Banned Books Week started yesterday and I’m grateful to Eli Ross’s blog for having reminded me of the fact and for having made this very interesting comment in one of his posts where he linked to my post on getting boys to read. He writes:

So perhaps — and I know this is a stretch — perhaps we can entice reluctant readers with banned books. A Clockwork Orange, Slaughterhouse Five, Native Son — each of these could appeal to boys who find no connections to the stories in most books handed to them, with the added fillip of being considered “dangerous” by some groups.

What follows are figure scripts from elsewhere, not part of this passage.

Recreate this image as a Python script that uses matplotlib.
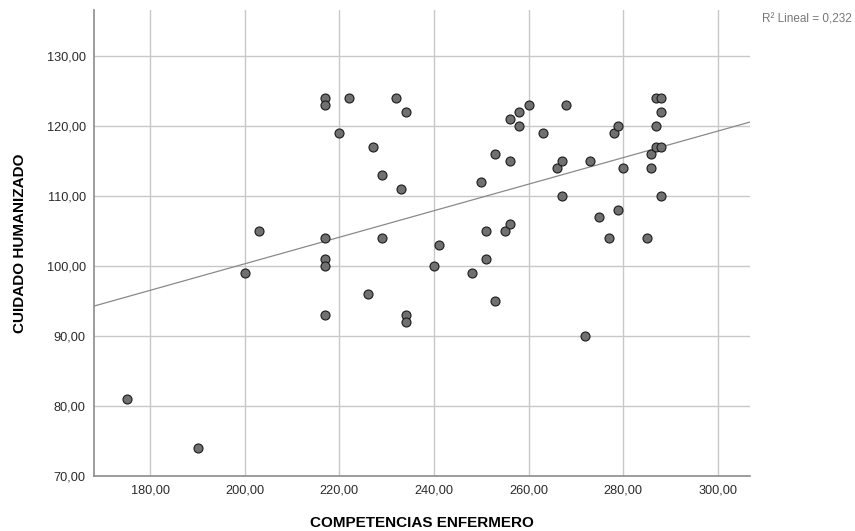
import numpy as np
import matplotlib
matplotlib.use("Agg")
import matplotlib.pyplot as plt
from matplotlib.ticker import FuncFormatter

plt.rcParams['font.family'] = ['Liberation Sans', 'DejaVu Sans']

# Competencias enfermero (x) vs cuidado humanizado (y)
competencias = [175, 190, 200, 203,
                217, 217, 217, 217, 217, 217,
                220, 222, 226, 227, 229, 229, 232, 233, 234, 234, 234,
                240, 241, 248, 250, 251, 251, 253, 253, 255,
                256, 256, 256, 258, 258, 260, 263, 266, 267, 267, 268,
                272, 273, 275, 277, 278, 279, 279, 280, 285,
                286, 286, 287, 287, 287, 288, 288, 288, 288]
cuidado = [81, 74, 99, 105,
           124, 123, 104, 101, 100, 93,
           119, 124, 96, 117, 113, 104, 124, 111, 122, 93, 92,
           100, 103, 99, 112, 105, 101, 116, 95, 105,
           121, 115, 106, 122, 120, 123, 119, 114, 115, 110, 123,
           90, 115, 107, 104, 119, 120, 108, 114, 104,
           116, 114, 124, 120, 117, 124, 122, 117, 110]

x_ticks = [180, 200, 220, 240, 260, 280, 300]
y_ticks = [70, 80, 90, 100, 110, 120, 130]
r2_label = 'R² Lineal = 0,232'

x = np.array(competencias, dtype=float)
y = np.array(cuidado, dtype=float)

# linear fit
slope, intercept = np.polyfit(x, y, 1)

fig = plt.figure(figsize=(8.55, 5.31), dpi=100)
ax = fig.add_axes([0.110, 0.1036, 0.767, 0.877])

xmin, xmax = 168.1, 306.8
ax.set_xlim(xmin, xmax)
ax.set_ylim(70, 136.6)

ax.set_xticks(x_ticks)
ax.set_yticks(y_ticks)
fmt = FuncFormatter(lambda v, p: ('%.2f' % v).replace('.', ','))
ax.xaxis.set_major_formatter(fmt)
ax.yaxis.set_major_formatter(fmt)
ax.tick_params(length=0, labelsize=9.2, colors='#2a2a2a', pad=6)

ax.grid(True, color='#c8c8c8', linewidth=1.0)
ax.set_axisbelow(True)

for side in ['top', 'right']:
    ax.spines[side].set_visible(False)
for side in ['left', 'bottom']:
    ax.spines[side].set_color('#8c8c8c')
    ax.spines[side].set_linewidth(1.2)

xs = np.array([xmin, xmax])
ax.plot(xs, intercept + slope * xs, color='#8a8a8a', linewidth=0.9, zorder=2)

ax.scatter(x, y, s=42, facecolor='#707070', edgecolor='#1a1a1a',
           linewidth=0.8, zorder=3)

ax.set_xlabel('COMPETENCIAS ENFERMERO', fontsize=11, fontweight='bold', labelpad=14)
ax.set_ylabel('CUIDADO HUMANIZADO', fontsize=11, fontweight='bold', labelpad=14)

fig.text(0.996, 0.964, r2_label, ha='right', va='center', fontsize=8.5, color='#777777')

fig.savefig('out.png', dpi=100)
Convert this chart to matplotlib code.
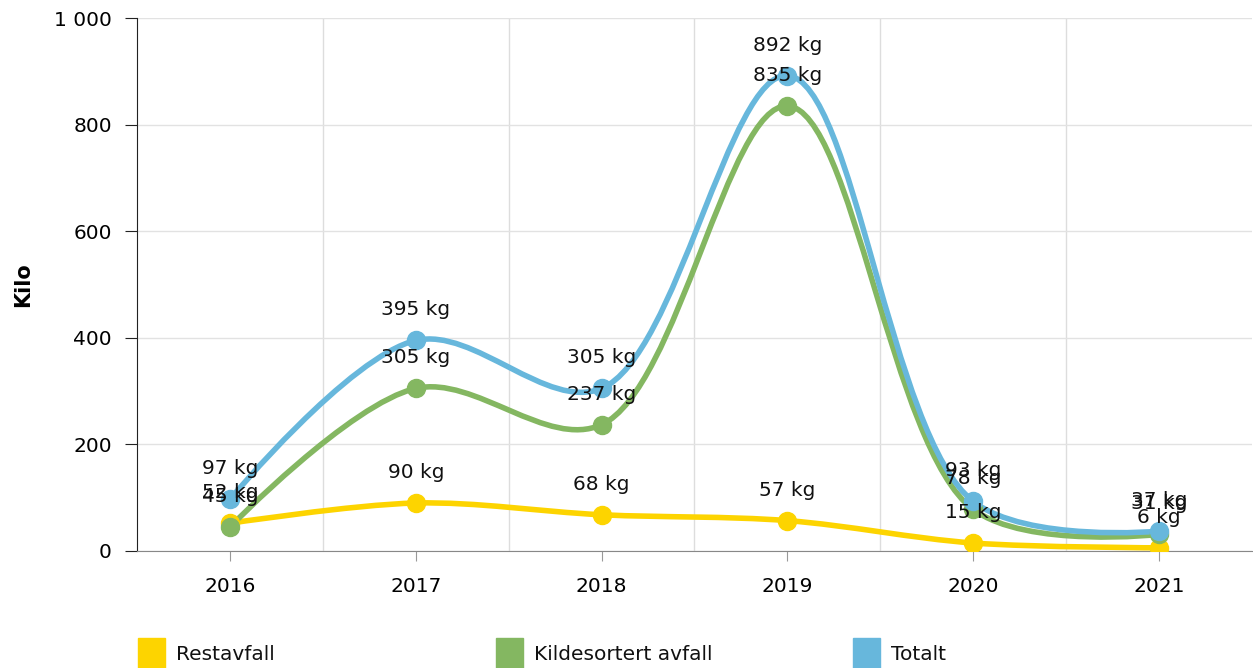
import numpy as np
import matplotlib
matplotlib.use("Agg")
import matplotlib.pyplot as plt
from matplotlib.patches import Rectangle, PathPatch
from matplotlib.path import Path

years = ["2016", "2017", "2018", "2019", "2020", "2021"]
restavfall = [52, 90, 68, 57, 15, 6]
kildesortert = [45, 305, 237, 835, 78, 31]
totalt = [97, 395, 305, 892, 93, 37]
series_names = ["Restavfall", "Kildesortert avfall", "Totalt"]
colors = ["#fdd400", "#84b761", "#67b7dc"]

FS = 14.5
ALPHA = 0.5
W_PX, H_PX = 1115, 533
XMIN, XMAX, YMIN, YMAX = -0.5, 5.5, 0, 1000


def catmull_rom_path(xs, ys, alpha=ALPHA):
    # work in pixel-like space so the centripetal parametrisation matches the screen
    kx = W_PX / (XMAX - XMIN)
    ky = H_PX / (YMAX - YMIN)
    P = np.column_stack([np.asarray(xs, float) * kx, np.asarray(ys, float) * ky])
    n = len(P)
    verts = [tuple(P[0])]
    for i in range(n - 1):
        p0 = P[i - 1] if i > 0 else P[i]
        p1, p2 = P[i], P[i + 1]
        p3 = P[i + 2] if i + 2 < n else P[i + 1]
        l01 = np.linalg.norm(p1 - p0) ** alpha
        l12 = np.linalg.norm(p2 - p1) ** alpha
        l23 = np.linalg.norm(p3 - p2) ** alpha
        c1 = p1.copy()
        c2 = p2.copy()
        if l01 > 1e-9:
            a = 2 * l01 ** 2 + 3 * l01 * l12 + l12 ** 2
            m = 3 * l01 * (l01 + l12)
            c1 = (p1 * a - p0 * l12 ** 2 + p2 * l01 ** 2) / m
        if l23 > 1e-9:
            b = 2 * l23 ** 2 + 3 * l23 * l12 + l12 ** 2
            m = 3 * l23 * (l23 + l12)
            c2 = (p2 * b + p1 * l23 ** 2 - p3 * l12 ** 2) / m
        verts += [tuple(c1), tuple(c2), tuple(p2)]
    V = np.array(verts)
    V[:, 0] /= kx
    V[:, 1] /= ky
    codes = [Path.MOVETO] + [Path.CURVE4] * (len(V) - 1)
    return Path(V, codes)


fig = plt.figure(figsize=(12.53, 6.68), dpi=100)
ax = fig.add_axes([137 / 1253, 1 - 551 / 668, W_PX / 1253, H_PX / 668])
x = np.arange(len(years))

for vals, c in zip([restavfall, kildesortert, totalt], colors):
    ax.add_patch(PathPatch(catmull_rom_path(x, vals), facecolor="none", edgecolor=c, lw=4.0,
                           capstyle="round", joinstyle="round", zorder=3))
    ax.plot(x, vals, "o", color=c, ms=13, zorder=4)
for vals in [restavfall, kildesortert, totalt]:
    for xi, v in zip(x, vals):
        ax.annotate(f"{v} kg", (xi, v), xytext=(0, 22), textcoords="offset points",
                    ha="center", va="center", fontsize=FS, color="#111111", zorder=5)

ax.set_xlim(XMIN, XMAX)
ax.set_ylim(YMIN, YMAX)
ax.set_xticks(x)
ax.set_xticklabels(years, fontsize=FS)
ax.set_yticks([0, 200, 400, 600, 800, 1000])
ax.set_yticklabels(["0", "200", "400", "600", "800", "1 000"], fontsize=FS)
ax.set_xticks(np.arange(0.5, 5.5, 1), minor=True)
ax.grid(False)
ax.xaxis.grid(True, which="minor", color="#dddddd", lw=1)
ax.yaxis.grid(True, which="major", color="#e2e2e2", lw=1)
ax.set_axisbelow(True)
ax.tick_params(axis="x", which="minor", length=0)
ax.tick_params(axis="x", which="major", length=7, color="#999999", pad=11.5)
ax.tick_params(axis="y", length=9, color="#222222", pad=9)
for s in ["top", "right"]:
    ax.spines[s].set_visible(False)
ax.spines["left"].set_color("#222222")
ax.spines["bottom"].set_color("#888888")
ax.set_ylabel("Kilo", fontsize=15, fontweight="bold", labelpad=15)

legend_x = [138, 496, 853]
for lx, c, name in zip(legend_x, colors, series_names):
    fig.patches.append(Rectangle((lx / 1253, 0), 27 / 1253, 30 / 668, transform=fig.transFigure,
                                 color=c, figure=fig))
    fig.text((lx + 38) / 1253, 13 / 668, name, fontsize=FS, va="center", ha="left", color="#111111")

fig.savefig("out.png", dpi=100)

I think it’s a great idea and my plans to celebrate Banned Books week include trying to introduce the kids to a banned book and read one or two myself. For reluctant readers, I can completely see being able to have access to the forbidden fruit as something appealing. My daughter, in particular, would jump at the chance to no only be allowed, but to have Mom and Dad’s blessing to do something “bad” like reading a banned book – in fact, when I mentioned it to her this morning, a slightly wicked grin grew across her face. So, for other kids, perhaps not only will it entice them to read but to also think about what they’re reading in a different way, not as a simple consumer, but to consider why it is that books are sometimes seen as dangerous. Going to be a fun talk with the kid as we go over it, I’m sure of that.

Now I just need to decide on the book. For myself, I’m going to kill two birds with one stone (ha!) and finally get around to reading To Kill a Mockingbird. “You’ve never read that?!?!” says my wife. No, and it’s tremendously embarrassing to me, but I’m going to just go ahead and cop to it now: I’ve had opportunity after opportunity to do so, but have always managed to get distracted, most recently during the 50th anniversary of the book which landed dead square in the middle of our relocation across the country. So, I’ll read a banned book and I’ll also fill in a huge, glaring, ugly gap in my reading history. How’s that for efficiency?

For kids, finding one is made much easier by consulting this list maintained by the University Library of the University of Illinois at Urbana-Champaign.

If anyone out there is looking for ideas or feels like joining in on a reading challenge, two good places to start would be to check out the 10 most challenged books in the U.S. for 2010 (courtesy of the Guardian) and/or this book blogger reading challenge for the month over at Steph Su Reads.

Also, last year, the American Library Association released the following cute PSA about banned books. Be neat if they did another one, but this is pretty funny:




2 responses

27 09 2010

Okay, I’m with you. I’ve never read Catcher in the Rye. I’ll knock that out this week as I’m in between books for the most part anyway and would like to see what I’m missing.

30 09 2010
Andy Milford

The publishers Penguin do a box set of banned books, 10 books in total I believe, which is a great addition to any bookshelve!